As a child, my favourite part of grocery shopping was the hurling of bins. Those gangly boys with their bulky overcoats and frosty breath prowling the front of the store, tossing empty bins onto the ends of the checkout stands for the cashiers to fill and swinging the full ones onto steel rollers that ran the length of the store, firing them, with one loud SssssssssWOOOSH, to the end of the line where they careened around a sharp corner, through a heavy plastic curtain, and out into the cold. I would stand at the end just behind the corner guard rail and watch the bins hurtle towards me, trying to judge which one was fastest and urging the boys to throw them harder. Behind stealth grins and quick winks they responded with as much enthusiasm as could safely be afforded without getting fired. When mom had finished paying, we'd hustle out to the car—a beat up old VW Rabbit the colour of Orange Crush—and pull around front where we handed over the wooden tags denoting our bins, along with the keys to the hatchback, so one of the boys could swiftly load all the bags into the car and send us on our way with a pat on the roof and a Good evening, Ma'am.

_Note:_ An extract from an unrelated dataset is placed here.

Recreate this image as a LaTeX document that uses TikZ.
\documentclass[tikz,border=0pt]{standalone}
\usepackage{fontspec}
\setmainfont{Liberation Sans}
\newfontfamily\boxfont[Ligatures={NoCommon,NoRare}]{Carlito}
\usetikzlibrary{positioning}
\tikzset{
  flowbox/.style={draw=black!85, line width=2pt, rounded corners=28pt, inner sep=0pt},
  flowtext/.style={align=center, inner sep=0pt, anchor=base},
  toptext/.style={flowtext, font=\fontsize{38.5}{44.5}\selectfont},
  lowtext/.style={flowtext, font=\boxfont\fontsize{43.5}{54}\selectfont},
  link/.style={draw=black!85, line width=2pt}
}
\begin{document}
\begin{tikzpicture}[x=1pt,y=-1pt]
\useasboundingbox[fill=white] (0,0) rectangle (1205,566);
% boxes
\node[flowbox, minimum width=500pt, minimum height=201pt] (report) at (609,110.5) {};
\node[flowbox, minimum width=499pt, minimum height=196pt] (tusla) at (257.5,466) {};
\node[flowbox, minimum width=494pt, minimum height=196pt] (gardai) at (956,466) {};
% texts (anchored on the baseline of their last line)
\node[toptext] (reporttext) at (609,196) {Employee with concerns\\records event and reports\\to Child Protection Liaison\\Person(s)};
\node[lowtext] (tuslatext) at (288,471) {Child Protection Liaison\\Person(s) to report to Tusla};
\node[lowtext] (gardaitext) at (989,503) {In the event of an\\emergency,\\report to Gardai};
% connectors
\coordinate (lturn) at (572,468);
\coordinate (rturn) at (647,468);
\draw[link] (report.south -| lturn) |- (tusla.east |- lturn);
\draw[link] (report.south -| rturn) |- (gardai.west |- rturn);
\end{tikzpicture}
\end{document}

I suppose if my grandfather were delivering lobster to us today, they would arrive in those blue Rubbermaid totes from Canadian Tire or Home Depot, not the hard plastic bins given to him by the man that runs the Save-Easy in Blacks Harbour, or Sobey's in the North End. Not that the lobster would care, destined as they were for screeching pots and Sunday dinners, into kitchens full of steam and cigarette smoke, children squealing under table legs and Grampy shouting about the DFO, or Trudeau, or the RCMP, all of them wasting taxpayers' money. And all the while winter would press into heavy storm windows and dark corners, the old balloon-framed house creaking in the wind, swaying under the weight of icicles crackling like fire.